The Alamo (2004)
1/10
A total distortion of history
21 February 2010
When will a movie about what The Alamo was really all about be made? It is now the twenty-first century and yet here we have, once again, a movie that essentially celebrates a republic -- Texas -- founded on slavery. Mexico abolished slavery in 1829, an important fact totally omitted from this film. White Texans were rebelling against their government in Mexico in no small part because they wanted to preserve slavery. They were, in effect, terrorists fighting against their own government in Mexico City that wanted slavery abolished.
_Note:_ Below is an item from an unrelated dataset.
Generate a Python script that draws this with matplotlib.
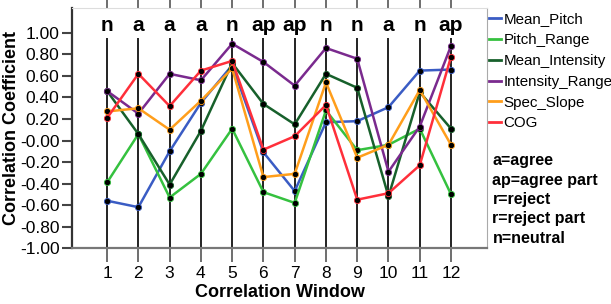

The Texan victory over Mexico in 1836 assured that slavery would continue. If Mexico had prevailed at the Battle of San Jacinto, which followed the Texan defeat at The Alamo, slavery would have ended in Texas in 1836 instead of thirty years later. The movie adds at the end that Texas was admitted as the 28th state into the Union in 1845, but omits that it was admitted as a slave state. Is that fact unimportant or irrelevant? So here we have once again a film that distorts history and overturns elemental morality by arguing that those who were, in effect, fighting for slavery were really fighting for freedom. And by the way, it was not only Jim Bowie who owned slaves, as the movie briefly acknowledges, but also Sam Houston and Davy Crockett as well. How heroic is that? I guess we will have to wait for an African American writer and director to finally get this story right.